US National Institutes of Health director Francis Collins has clarified the agency's position on gene editing of embryos. Credit: Michael Reynolds/EPA/Corbis

The US National Institutes of Health (NIH) has reaffirmed its ban on research that involves gene editing of human embryos. In a statement released on 29 April, NIH director Francis Collins spelled out the agency’s long-standing policy against funding such research and the ethical and legal reasons for it.

The statement comes after Nature’s news team reported last week that researchers in China had used a gene-editing technology called CRISPR/Cas9 in human embryos to alter a gene that can cause a blood disorder when mutated. The research was published1 in Protein & Cell on 18 April.

The NIH is concerned about the safety of the technique and the ethical implications of altering genes that will be passed to future generations of humans. Collins also pointed out that there are few clinical situations in which editing would be the only way to prevent the passage of a genetic disease from parent to child. In all but very rare cases, parents with a genetic disease could create embryos in vitro and screen them for the presence of the faulty gene.

Legal restrictions

Collins also wrote that a 1996 US law known as the Dickey-Wicker amendment specifically bans the government from funding work that destroys human embryos or creates them for the purposes of research. Later rules allowed research in human embryonic stem-cell lines.

The NIH says that the law’s wording would probably prohibit funding for work in a non-viable human embryo, because it defines “embryo” as anything derived from “fertilization, parthenogenesis, cloning, or any other means”. The research published in Protein & Cell used embryos that had been fertilized by two sperm, rendering them non-viable.

Unlike many other countries, the United States does not ban work in human embryos outright. Some US states do have such restrictions, but rules in other states are less clear and some do not ban it at all, says bioethicist Hank Greely of Stanford University in California.

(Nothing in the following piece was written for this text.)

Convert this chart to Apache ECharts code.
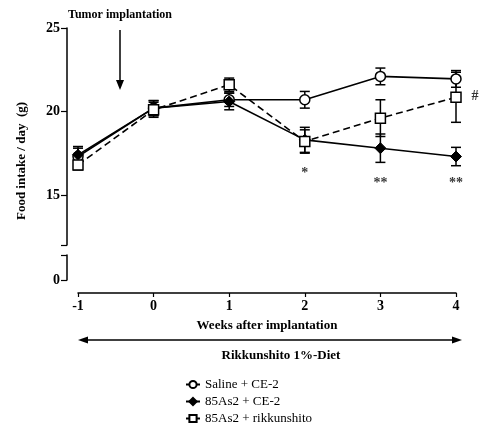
<!DOCTYPE html>
<html><head><meta charset="utf-8">
<script src="https://cdn.jsdelivr.net/npm/echarts@6/dist/echarts.min.js"></script>
<style>html,body{margin:0;padding:0;background:#fff}#c{width:480px;height:428px}</style>
</head><body><div id="c"></div>
<script>
const weeks = [-1, 0, 1, 2, 3, 4];
const salineCE2 = [17.3, 20.2, 20.7, 20.7, 22.1, 21.95];
const salineErr = [0.5, 0.45, 0.4, 0.5, 0.5, 0.5];
const as2CE2 = [17.4, 20.2, 20.6, 18.3, 17.8, 17.3];
const as2Err = [0.5, 0.45, 0.5, 0.75, 0.85, 0.55];
const as2Rik = [16.8, 20.1, 21.6, 18.2, 19.6, 20.85];
const rikErr = [0.3, 0.45, 0.4, 0.7, 1.1, 1.5];
const seriesNames = ['Saline + CE-2', '85As2 + CE-2', '85As2 + rikkunshito'];
const yTicksTop = [15, 20, 25];
const yTicksBottom = [0];
const annotX = [2, 3, 4, 4.25];
const annotY = [16.3, 15.7, 15.7, 20.9];
const annotText = ['*', '**', '**', '#'];

const SERIF = '"Liberation Serif","DejaVu Serif",serif';
const black = '#000';

function pairs(ys) { return weeks.map((w, i) => [w, ys[i]]); }
function errData(ys, es) { return weeks.map((w, i) => [w, ys[i], es[i]]); }

function errRender(params, api) {
  const x = api.value(0), y = api.value(1), e = api.value(2);
  const top = api.coord([x, y + e]);
  const bot = api.coord([x, y - e]);
  const hw = 5;
  const st = { stroke: black, lineWidth: 1.5 };
  return {
    type: 'group',
    children: [
      { type: 'line', shape: { x1: top[0], y1: top[1], x2: bot[0], y2: bot[1] }, style: st },
      { type: 'line', shape: { x1: top[0] - hw, y1: top[1], x2: top[0] + hw, y2: top[1] }, style: st },
      { type: 'line', shape: { x1: bot[0] - hw, y1: bot[1], x2: bot[0] + hw, y2: bot[1] }, style: st }
    ]
  };
}

const axisLineStyle = { color: black, width: 1.5 };
const labelStyle = { color: black, fontFamily: SERIF, fontWeight: 'bold', fontSize: 14 };

const option = {
  animation: false,
  backgroundColor: '#fff',
  grid: [
    { left: 78, top: 28, width: 378, height: 217 },
    { left: 78, top: 255, width: 378, height: 25 }
  ],
  xAxis: [
    { gridIndex: 0, type: 'value', min: -1, max: 4, interval: 1, show: false },
    {
      gridIndex: 1, type: 'value', min: -1, max: 4, interval: 1, offset: 13,
      axisLine: { show: true, onZero: false, lineStyle: axisLineStyle },
      axisTick: { show: true, length: 4, lineStyle: { color: black, width: 1.2 } },
      axisLabel: Object.assign({ margin: 6 }, labelStyle),
      splitLine: { show: false },
      name: 'Weeks after implantation', nameLocation: 'middle', nameGap: 26,
      nameTextStyle: { color: black, fontFamily: SERIF, fontWeight: 'bold', fontSize: 13 }
    }
  ],
  yAxis: [
    {
      gridIndex: 0, type: 'value', min: 12, max: 25, offset: 11,
      axisLine: { show: true, onZero: false, lineStyle: axisLineStyle },
      axisTick: { show: true, length: 6, customValues: [12].concat(yTicksTop), lineStyle: { color: black, width: 1.2 } },
      axisLabel: Object.assign({ customValues: yTicksTop, margin: 7 }, labelStyle),
      splitLine: { show: false }
    },
    {
      gridIndex: 1, type: 'value', min: 0, max: 1.5, offset: 11,
      axisLine: { show: true, onZero: false, lineStyle: axisLineStyle },
      axisTick: { show: true, length: 6, customValues: yTicksBottom.concat([1.5]), lineStyle: { color: black, width: 1.2 } },
      axisLabel: Object.assign({ customValues: yTicksBottom, margin: 7 }, labelStyle),
      splitLine: { show: false }
    }
  ],
  legend: {
    orient: 'vertical', left: 180, top: 373, height: 70, itemGap: 4, itemWidth: 14, itemHeight: 9,
    data: seriesNames,
    textStyle: { color: black, fontFamily: SERIF, fontSize: 13 }
  },
  series: [
    { type: 'custom', xAxisIndex: 0, yAxisIndex: 0, renderItem: errRender, data: errData(salineCE2, salineErr), z: 2, silent: true },
    { type: 'custom', xAxisIndex: 0, yAxisIndex: 0, renderItem: errRender, data: errData(as2CE2, as2Err), z: 2, silent: true },
    { type: 'custom', xAxisIndex: 0, yAxisIndex: 0, renderItem: errRender, data: errData(as2Rik, rikErr), z: 2, silent: true },
    {
      name: seriesNames[0], type: 'line', xAxisIndex: 0, yAxisIndex: 0, data: pairs(salineCE2), z: 3,
      symbol: 'circle', symbolSize: 10,
      lineStyle: { color: black, width: 1.6, type: 'solid' },
      itemStyle: { color: '#fff', borderColor: black, borderWidth: 1.5 }
    },
    {
      name: seriesNames[1], type: 'line', xAxisIndex: 0, yAxisIndex: 0, data: pairs(as2CE2), z: 4,
      symbol: 'diamond', symbolSize: 11,
      lineStyle: { color: black, width: 1.6, type: 'solid' },
      itemStyle: { color: black, borderColor: black, borderWidth: 1 }
    },
    {
      name: seriesNames[2], type: 'line', xAxisIndex: 0, yAxisIndex: 0, data: pairs(as2Rik), z: 5,
      symbol: 'rect', symbolSize: 10,
      lineStyle: { color: black, width: 1.6, type: [7, 4] },
      itemStyle: { color: '#fff', borderColor: black, borderWidth: 1.5 }
    },
    {
      type: 'scatter', xAxisIndex: 0, yAxisIndex: 0, symbolSize: 0, clip: false, silent: true,
      data: annotX.map((x, i) => ({ value: [x, annotY[i]], name: annotText[i] })),
      label: { show: true, position: 'inside', formatter: p => p.name, color: black, fontFamily: SERIF, fontWeight: 'bold', fontSize: 14 }
    }
  ],
  graphic: [
    { type: 'text', left: 68, top: 9, style: { text: 'Tumor implantation', fill: black, font: 'bold 12px ' + SERIF } },
    { type: 'line', shape: { x1: 120, y1: 30, x2: 120, y2: 84 }, style: { stroke: black, lineWidth: 1.5 } },
    { type: 'polygon', shape: { points: [[116, 80], [124, 80], [120, 90]] }, style: { fill: black } },
    { type: 'text', x: 22, y: 161, rotation: Math.PI / 2, style: { text: 'Food intake / day  (g)', fill: black, font: 'bold 13px ' + SERIF, align: 'center', verticalAlign: 'middle' } },
    { type: 'line', shape: { x1: 84, y1: 340, x2: 456, y2: 340 }, style: { stroke: black, lineWidth: 1.5 } },
    { type: 'polygon', shape: { points: [[78, 340], [88, 336.5], [88, 343.5]] }, style: { fill: black } },
    { type: 'polygon', shape: { points: [[462, 340], [452, 336.5], [452, 343.5]] }, style: { fill: black } },
    { type: 'text', x: 281, y: 356, style: { text: 'Rikkunshito 1%-Diet', fill: black, font: 'bold 13px ' + SERIF, align: 'center', verticalAlign: 'middle' } }
  ]
};

const chart = echarts.init(document.getElementById('c'), null, { renderer: 'canvas' });
chart.setOption(option);
</script>
</body></html>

In these states, researchers could do research in embryos with private funding.

In his statement, Collins says that the question of editing embryos is not a new one, and is “viewed almost universally as a line that should not be crossed”. But not everyone agrees, especially when the work involves embryos that cannot develop into humans.

“I am not in favour of the NIH policy and I believe that the Chinese paper shows a responsible way to move forward,” says David Baltimore, a biologist at the California Institute of Technology in Pasadena. “But it is the will of Congress that there be no work with human embryos and I assume that means even ones that are structurally defective.”